Anyhoo, today, I heard an ad for Val-Pak on the RADIO.  Think about that for a second:  The direct mail advertisers are using radio to tell you to check your mailbox for all these great coupons.  Funny, since they just signed up a whole bunch of clients by telling them how great and how effective direct mail is.

Back on the Blogwagon

I had kept a blog for awhile several months back, but kind of abandoned it. I tried to return to it a few days ago, but I forgot all my usernames and passwords and couldn’t get back in, so I guess my old blog has found its way to the internet equivalent of the dead letter office. Ah, well, I’m hoping this will be a better experience for you and me both.

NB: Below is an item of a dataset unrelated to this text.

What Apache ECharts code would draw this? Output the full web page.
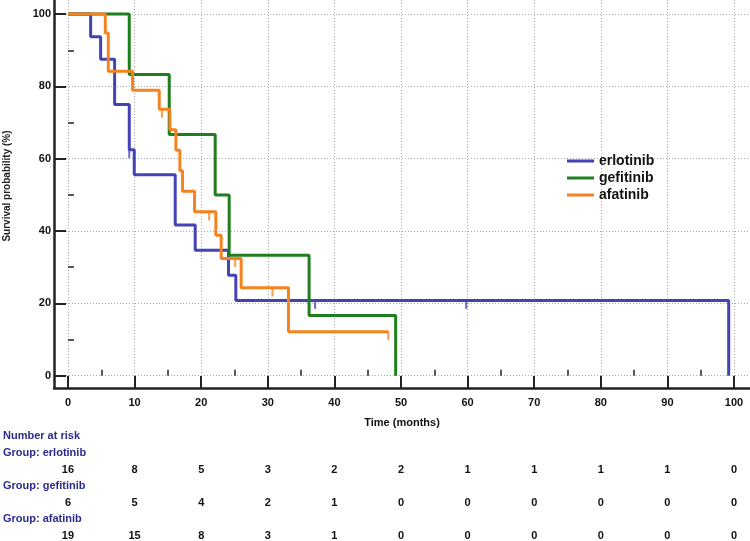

A little background. I’m an advertising developer whose forte is in radio. I worked for several years as a DJ and Production guy, writing, producing and voicing radio spots. In 2005, I started my own production company, Slater’s Garage Ads & Audio. The name is an homage to a garage my family owns in upstate New York. They repair cars, I repair advertising. I still predominantly do radio ads and other audio production. But this year, I discovered video — particularly online video sites like YouTube — and am gradually learning the power these sites have to bring Brands and Consumers together.

I think there’s something happening online, and I think Brands need to be aware of it. Other marketing gurus have blogged about it before, but it bears repeating. People are talking about you. Good stories (hopefully), bad stories, sharing experiences with your product, or your store… Don’t believe me? Google yourself. I bet you’ll be surprised at what you find. And due to the nature of blogs and the internet, more people than ever are paying attention to the stories being told. It’s exciting, dontcha think?

As I move forward in this new blog adventure, I hope to share some of my own experiences exploring this new medium (well, new to me, anyway), and document my learning as I go. It really is a lot of fun, and I’d love to bring you along.